Was planen Sie nun? Denken Sie daran, irgendwann nach Russland zurückzukehren?

Es ist gerade kompliziert. Ich habe in Berlin meine Geige verkauft. Mit dem Geld wollen meine Frau und ich uns eine Auszeit nehmen und ein wenig herumreisen, bevor wir das endgültig entscheiden. Ich weiß nicht, was wir tun sollen. Kehren wir zurück, bedeutet das auch einen Druck auf unsere Familien und auf unsere Freunde. Es ist ja okay, wenn man ins Gefängnis muss, auch für längere Zeit. Aber dort riskiert man seine Gesundheit, auch die geistige Gesundheit. Es ist schwierig.

Sie haben doch Geige an der Uni studiert. Und nun haben Sie Ihre Geige weggegeben?

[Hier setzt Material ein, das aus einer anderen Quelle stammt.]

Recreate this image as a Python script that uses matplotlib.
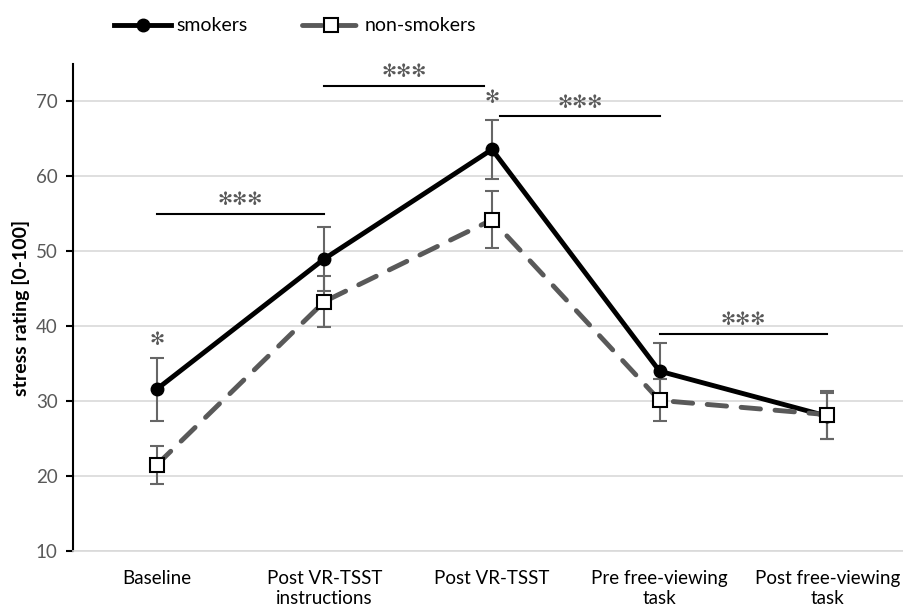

Ja, ich hatte meinen Abschluss im Violinenspiel am Moskauer Konservatorium gemacht, aber seit drei Jahren spiele ich nicht mehr. Es hat sich mit dem Aktivismus nicht vertragen; beides verlangt sehr viel Kraft, Aufwand und Zeit. Meine Karriere als Violinist werde ich nicht fortsetzen. Ich habe mich für den Aktivismus entschieden. Sei es hier, anderswo oder in Russland.